WASHINGTON (PAI) – The Great Recession hit home and hit hard in 2009, the Census Bureau said, as the number of uninsured leaped by 4.4 million in one year – to almost 51 million – and the poverty rate jumped by 1.1 percentage points, to 14.3 percent.
“We found a big drop in private employment-based insurance,” said David Johnson, the census’ chief of household economic data, in releasing the numbers on Sept. 16. “A lot of that is due to people moving from full-time work to part-time work or from working to not working,” he added.
The figures were released two weeks after the government had said that its anti-poverty programs are serving a record one in six Americans. Those figures, released on Aug. 29, show that more than 50 million are now on Medicaid, a program aimed principally at the poor, up 17 percent since the recession began in December, 2007.
More than 40 million are now on food stamps, a 50 percent increase during the same period.
The number receiving unemployment benefits has quadrupled to 10 million and there has been an 18 percent hike in the number on welfare, now up to 4.4 million, since the recession began.
A census table in the report released last week shows the percentage of full-time workers with employer-based health insurance dropped from 62.1 percent to 55.8 percent during the 22 years the agency has collected data on that issue. Most of that decline occurred in the last two years, during the Great Recession.
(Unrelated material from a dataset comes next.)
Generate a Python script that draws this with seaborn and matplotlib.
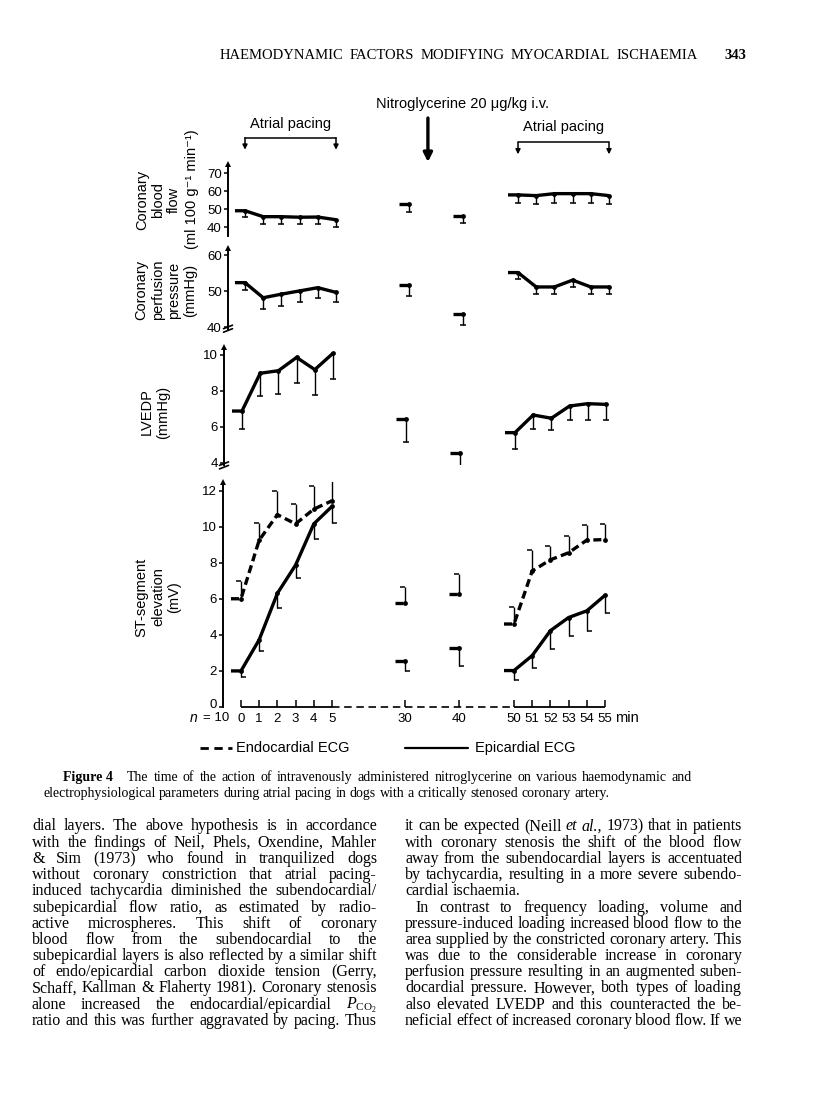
import numpy as np
import pandas as pd
import matplotlib
matplotlib.use("Agg")
import matplotlib.pyplot as plt
import matplotlib.transforms as mtransforms
from matplotlib.lines import Line2D
import seaborn as sns

# ---------------- data ----------------
minutes = [0, 1, 2, 3, 4, 5, 30, 40, 50, 51, 52, 53, 54, 55]
minute_labels = ["0", "1", "2", "3", "4", "5", "30", "40", "50", "51", "52", "53", "54", "55"]
axis_pos = [0, 1, 2, 3, 4, 5, 9, 12, 15, 16, 17, 18, 19, 20]   # broken time axis
segment = [0, 0, 0, 0, 0, 0, 1, 2, 3, 3, 3, 3, 3, 3]

flow_mean = [49.2, 45.9, 45.9, 45.6, 45.7, 44.2, 52.9, 46.3, 58.0, 57.6, 58.7, 58.7, 58.7, 57.6]
flow_err = [3.7, 4.0, 4.0, 3.8, 3.9, 3.9, 4.6, 4.0, 4.7, 4.8, 5.2, 5.2, 5.2, 4.6]
perf_mean = [52.4, 48.2, 49.2, 50.1, 51.0, 49.7, 51.7, 43.6, 55.2, 51.2, 51.2, 53.1, 51.2, 51.2]
perf_err = [2.0, 3.1, 3.2, 3.2, 2.8, 2.8, 3.0, 3.0, 1.9, 2.0, 2.0, 1.9, 2.0, 2.0]
lvedp_mean = [6.87, 8.97, 9.11, 9.85, 9.17, 10.08, 6.43, 4.52, 5.67, 6.65, 6.47, 7.15, 7.28, 7.24]
lvedp_err = [1.0, 1.25, 1.3, 1.4, 1.4, 1.45, 1.26, 0.87, 0.9, 0.8, 0.67, 0.78, 0.9, 0.87]
endo_mean = [6.0, 9.25, 10.66, 10.15, 10.97, 11.43, 5.75, 6.25, 4.6, 7.54, 8.16, 8.55, 9.25, 9.28]
endo_err = [1.0, 0.95, 1.3, 1.1, 1.3, 1.35, 0.92, 1.14, 0.95, 1.14, 0.76, 0.92, 0.86, 0.89]
epi_mean = [2.0, 3.73, 6.3, 7.87, 10.15, 11.12, 2.57, 3.25, 2.02, 2.85, 4.23, 4.96, 5.33, 6.19]
epi_err = [0.31, 0.6, 0.79, 0.7, 0.83, 0.92, 0.55, 1.0, 0.52, 0.7, 1.0, 1.04, 1.1, 1.0]

flow_ticks = [40, 50, 60, 70]
perf_ticks = [40, 50, 60]
lvedp_ticks = [4, 6, 8, 10]
st_ticks = [0, 2, 4, 6, 8, 10, 12]

header_text = "HAEMODYNAMIC FACTORS MODIFYING MYOCARDIAL ISCHAEMIA"
page_number = "343"
drug_text = "Nitroglycerine 20 \u03bcg/kg i.v."
pacing_text = "Atrial pacing"
legend_labels = ["Endocardial ECG", "Epicardial ECG"]
caption_label = "Figure 4"
caption_lines = [
    "The time of the action of intravenously administered nitroglycerine on various haemodynamic and",
    "electrophysiological parameters during atrial pacing in dogs with a critically stenosed coronary artery.",
]
left_column = [
    "dial layers. The above hypothesis is in accordance",
    "with the findings of Neil, Phels, Oxendine, Mahler",
    "& Sim (1973) who found in tranquilized dogs",
    "without coronary constriction that atrial pacing-",
    "induced tachycardia diminished the subendocardial/",
    "subepicardial flow ratio, as estimated by radio-",
    "active microspheres. This shift of coronary",
    "blood flow from the subendocardial to the",
    "subepicardial layers is also reflected by a similar shift",
    "of endo/epicardial carbon dioxide tension (Gerry,",
    "Schaff, Kallman & Flaherty 1981). Coronary stenosis",
    "alone increased the endocardial/epicardial $P_{\\mathrm{CO}_2}$",
    "ratio and this was further aggravated by pacing. Thus",
]
right_column = [
    "it can be expected (Neill ~et ~al., 1973) that in patients",
    "with coronary stenosis the shift of the blood flow",
    "away from the subendocardial layers is accentuated",
    "by tachycardia, resulting in a more severe subendo-",
    "cardial ischaemia.",
    "In contrast to frequency loading, volume and",
    "pressure-induced loading increased blood flow to the",
    "area supplied by the constricted coronary artery. This",
    "was due to the considerable increase in coronary",
    "perfusion pressure resulting in an augmented suben-",
    "docardial pressure. However, both types of loading",
    "also elevated LVEDP and this counteracted the be-",
    "neficial effect of increased coronary blood flow. If we",
]
right_not_justified = [4]
right_indented = [5]

# ---------------- style ----------------
sns.set_theme(style="white", rc={
    "axes.edgecolor": "black", "text.color": "black",
    "xtick.color": "black", "ytick.color": "black", "axes.labelcolor": "black",
})
plt.rcParams["font.family"] = ["Liberation Sans", "DejaVu Sans"]
plt.rcParams["mathtext.fontset"] = "custom"
plt.rcParams["mathtext.rm"] = "Liberation Serif"
plt.rcParams["mathtext.it"] = "Liberation Serif:italic"

W, H = 816, 1113
fig = plt.figure(figsize=(W / 100, H / 100), dpi=100)
fig.patch.set_facecolor("white")

PX = 18.2       # pixels per position unit
AX_W = 400


def fx(px):
    return px / W


def fy(py):
    return 1 - py / H


def add_ax(left, top, height, pos0):
    ax = fig.add_axes([left / W, 1 - (top + height) / H, AX_W / W, height / H])
    xmin = -(pos0 - left) / PX
    ax.set_xlim(xmin, xmin + AX_W / PX)
    ax.patch.set_alpha(0)
    return ax


def style_y(ax, ylim, ticks, bounds=None, brk=False):
    ax.set_ylim(*ylim)
    for s in ["top", "right", "bottom"]:
        ax.spines[s].set_visible(False)
    ax.spines["left"].set_linewidth(1.4)
    ax.spines["left"].set_color("black")
    if bounds is not None:
        ax.spines["left"].set_bounds(*bounds)
    ax.set_yticks(ticks)
    ax.set_yticklabels([str(t) for t in ticks])
    ax.tick_params(axis="y", direction="out", length=3, width=1.1, labelsize=9.5,
                   pad=1.5, left=True, colors="black")
    ax.set_xlabel("")
    ax.set_ylabel("")
    ytop = 1.0 if bounds is None else (bounds[1] - ylim[0]) / (ylim[1] - ylim[0])
    ax.plot([0], [ytop], marker="^", ms=4.5, color="black", transform=ax.transAxes,
            clip_on=False, mew=0)
    if brk:
        ybot = 0.0 if bounds is None else (bounds[0] - ylim[0]) / (ylim[1] - ylim[0])
        tr = fig.dpi_scale_trans + mtransforms.ScaledTranslation(0, ybot, ax.transAxes)
        for dy in (0.0, 0.035):
            ax.add_line(Line2D([-0.045, 0.045], [-0.035 + dy, 0.0 + dy], transform=tr,
                               color="black", lw=1.2, clip_on=False))


LEAD = 0.55


def draw_series(ax, mean, err, direction="down", dashed=False, cap="center"):
    df = pd.DataFrame({"pos": axis_pos, "val": mean, "seg": segment})
    lead = df.groupby("seg", as_index=False).first()
    lead["pos"] = lead["pos"] - LEAD
    d = pd.concat([lead, df], ignore_index=True).sort_values(["seg", "pos"])
    n0 = len(ax.lines)
    sns.lineplot(data=d, x="pos", y="val", units="seg", estimator=None, sort=False,
                 color="black", lw=2.4, ax=ax, legend=False)
    for ln in ax.lines[n0:]:
        ln.set_solid_capstyle("butt")
        ln.set_solid_joinstyle("round")
        if dashed:
            ln.set_dashes([2.4, 1.3])
            ln.set_dash_capstyle("butt")
    x = np.array(axis_pos, dtype=float)
    m = np.array(mean)
    e = np.array(err)
    if direction == "down":
        lo, hi, capy = m - e, m, m - e
    else:
        lo, hi, capy = m, m + e, m + e
    ax.vlines(x, lo, hi, color="black", lw=1.0)
    if cap == "center":
        ax.plot(x, capy, ls="none", marker="_", ms=4, mew=1.1, color="black")
    else:
        verts = [(0, 0), (-1, 0)] if cap == "left" else [(0, 0), (1, 0)]
        ax.plot(x, capy, ls="none", marker=verts, ms=7, mew=1.1, color="black")
    sns.scatterplot(x=axis_pos, y=mean, color="black", s=12, linewidth=0, ax=ax,
                    zorder=4, legend=False)
    ax.set_xlabel("")
    ax.set_ylabel("")


# ---------------- panels ----------------
ax1 = add_ax(228, 164.3, 72.0, 245)
draw_series(ax1, flow_mean, flow_err)
style_y(ax1, (35, 75), flow_ticks)
ax1.set_xticks([])

ax2 = add_ax(228, 248.1, 80.6, 245)
draw_series(ax2, perf_mean, perf_err)
style_y(ax2, (39.6, 62), perf_ticks, brk=True)
ax2.set_xticks([])

ax3 = add_ax(224, 346.6, 118.8, 242)
draw_series(ax3, lvedp_mean, lvedp_err)
style_y(ax3, (3.85, 10.45), lvedp_ticks, brk=True)
ax3.set_xticks([])

ax4 = add_ax(223, 482.4, 226.4, 241)
draw_series(ax4, endo_mean, endo_err, direction="up", dashed=True, cap="left")
draw_series(ax4, epi_mean, epi_err, direction="down", cap="right")
style_y(ax4, (-0.1, 12.45), st_ticks, bounds=(0, 12.45))
ax4.spines["bottom"].set_position(("data", 0))
ax4.spines["bottom"].set_visible(False)
ax4.set_xticks(axis_pos)
ax4.set_xticklabels(minute_labels)
ax4.tick_params(axis="x", direction="in", length=5, width=1.1, labelsize=9.5, pad=4.5,
                bottom=True, colors="black")
# lift the "0" of the ST axis a little so it clears the n = 10 row
zero_lab = ax4.get_yticklabels()[0]
zero_lab.set_transform(zero_lab.get_transform()
                       + mtransforms.ScaledTranslation(0, 0.035, fig.dpi_scale_trans))
# broken time axis line
rng = pd.DataFrame({"pos": axis_pos, "seg": segment}).groupby("seg")["pos"].agg(["min", "max"])
solid = rng[rng["max"] > rng["min"]]
for _, r in solid.iterrows():
    ax4.plot([r["min"], r["max"]], [0, 0], color="black", lw=1.3, clip_on=False,
             solid_capstyle="butt")
ax4.plot([solid["max"].iloc[0], solid["min"].iloc[-1]], [0, 0], color="black", lw=1.2,
         ls=(0, (4.5, 2.8)), clip_on=False)

fig.text(fx(198), fy(718), "n", fontsize=10, style="italic", ha="right", va="center")
fig.text(fx(229), fy(718), "= 10", fontsize=9.5, ha="right", va="center")
fig.text(fx(615), fy(718), "min", fontsize=10.5, ha="left", va="center")

# ---------------- y labels ----------------
lab = dict(rotation=90, ha="center", va="center", multialignment="center",
           fontsize=10.5, linespacing=1.2)
fig.text(fx(158), fy(200), "Coronary\nblood\nflow", **lab)
fig.text(fx(192), fy(189), "(ml 100 g\u207b\u00b9 min\u207b\u00b9)", **lab)
fig.text(fx(166), fy(290), "Coronary\nperfusion\npressure\n(mmHg)", **lab)
fig.text(fx(155), fy(412), "LVEDP\n(mmHg)", **lab)
fig.text(fx(158), fy(597), "ST-segment\nelevation\n(mV)", **lab)

# ---------------- top annotations ----------------
fig.text(fx(463), fy(104), drug_text, fontsize=10.5, ha="center", va="center")
seg_rng = rng.loc[[0, 3]]
for i, (_, r) in enumerate(seg_rng.iterrows()):
    ybar = 137.7 if i == 0 else 142.3
    ytxt = 124.3 if i == 0 else 126.7
    ax1.annotate(pacing_text, xy=((r["min"] + r["max"]) / 2, fy(ytxt)),
                 xycoords=("data", "figure fraction"), ha="center", va="center",
                 fontsize=10.5, annotation_clip=False)
    ax1.add_line(Line2D([r["min"], r["max"]], [fy(ybar), fy(ybar)], color="black", lw=1.1,
                        transform=mtransforms.blended_transform_factory(ax1.transData, fig.transFigure),
                        clip_on=False))
    for xe in (r["min"], r["max"]):
        ax1.annotate("", xy=(xe, fy(ybar + 12)), xytext=(xe, fy(ybar)),
                     xycoords=("data", "figure fraction"), textcoords=("data", "figure fraction"),
                     arrowprops=dict(arrowstyle="-|>", lw=1.1, color="black", mutation_scale=7,
                                     shrinkA=0, shrinkB=0), annotation_clip=False)
ax1.annotate("", xy=(10.05, fy(162)), xytext=(10.05, fy(118)),
             xycoords=("data", "figure fraction"), textcoords=("data", "figure fraction"),
             arrowprops=dict(arrowstyle="-|>", lw=2.4, color="black", mutation_scale=13,
                             shrinkA=0, shrinkB=0), annotation_clip=False)

# ---------------- legend ----------------
fig.add_artist(Line2D([fx(200), fx(232)], [fy(748), fy(748)], color="black", lw=2.0,
                      dashes=(3.0, 2.0), transform=fig.transFigure))
fig.text(fx(236), fy(748), legend_labels[0], fontsize=10.5, ha="left", va="center")
fig.add_artist(Line2D([fx(405), fx(468)], [fy(748), fy(748)], color="black", lw=1.6,
                      transform=fig.transFigure))
fig.text(fx(475), fy(748), legend_labels[1], fontsize=10.5, ha="left", va="center")

# ---------------- page text ----------------
SERIF = ["Liberation Serif", "DejaVu Serif"]
renderer = fig.canvas.get_renderer()


def set_line(tokens, x0, x1, ybase, size, justify=True, first=None, first_gap=0):
    """tokens: list of (word, kwargs). Places words on one line, justified to x0..x1."""
    texts = []
    start = x0
    if first is not None:
        ft = fig.text(fx(x0), fy(ybase), first[0], fontsize=size, family=SERIF,
                      va="baseline", ha="left", **first[1])
        start = x0 + ft.get_window_extent(renderer).width + first_gap
    for w, kw in tokens:
        texts.append(fig.text(0, 0, w, fontsize=size, family=SERIF, va="baseline",
                              ha="left", **kw))
    space = size * 100 / 72 * 0.25

    def widths():
        return [t.get_window_extent(renderer).width for t in texts]

    ws = widths()
    avail = x1 - start
    n = len(texts)
    if justify and n > 1:
        minimum = sum(ws) + (n - 1) * space * 0.45
        if minimum > avail:
            f = (avail - (n - 1) * space * 0.45) / sum(ws)
            for t in texts:
                t.set_fontsize(size * f)
            ws = widths()
        gap = (avail - sum(ws)) / (n - 1)
    else:
        gap = space
    x = start
    for t, w in zip(texts, ws):
        t.set_position((fx(x), fy(ybase)))
        x += w + gap


def tokens_of(line):
    out = []
    for w in line.split(" "):
        if w.startswith("~"):
            out.append((w[1:], {"style": "italic"}))
        else:
            out.append((w, {}))
    return out


# header
set_line(tokens_of(header_text), 220, 698, 59, 10.5)
fig.text(fx(746), fy(59), page_number, fontsize=10.5, family=SERIF, weight="bold",
         ha="right", va="baseline")

# caption
set_line(tokens_of(caption_lines[0]), 63, 692, 781, 10,
         first=(caption_label, {"weight": "bold"}), first_gap=14)
set_line(tokens_of(caption_lines[1]), 43, 722, 797, 10, justify=False)

# body columns
for k, line in enumerate(left_column):
    set_line(tokens_of(line), 32, 377, 830.5 + 16.2 * k, 11.5)
for k, line in enumerate(right_column):
    x0 = 415 if k in right_indented else 405
    set_line(tokens_of(line), x0, 742, 830.5 + 16.2 * k, 11.5,
             justify=k not in right_not_justified)

fig.savefig("out.png", dpi=100, facecolor="white")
The census did not measure the cost of coverage for those who are insured, costs that are rising dramatically.
Johnson noted that as numbers and percentages of the uninsured and the poor rose, the median income of those who are working has remained flat. That median income had dropped 4.7 percent from 2007, when the recession began, until 2009.
The poverty statistics would have been a lot worse, Johnson said, were it not for Social Security providing income for most of the elderly and increases in unemployment benefits. Without the unemployment benefits, specifically, the number of adults who would have fallen into poverty would have risen another 2.3 million, he said. If Social Security were taken away, that number would have gone up by still another 14 million, he noted.
Jeff Bivens, a researcher at the labor-backed Economic Policy Institute, said the combination of downward revisions in the Gross Domestic Product, when added to the bad news of the rise in poverty, made congressional action on a second stimulus even more urgent. “This is most troubling, as Recovery Act money is almost spent and will provide no boost to growth going forward, the evidence for more action from policymakers to support the recovery and return the job market to health is now overwhelming.”
The National Association for Business Economics, an organization of normally conservative economists, recently released a survey of its membership that showed overwhelming support for job creation. Three-quarters of the members of the group said policymakers should focus on promoting growth and job creation rather than deficit reduction. Seven out of 10 of the economists said promoting economic growth should be the policy priority at the federal level, while only 29 percent said the deficit should take precedence.
John Wojcik contributed to this article.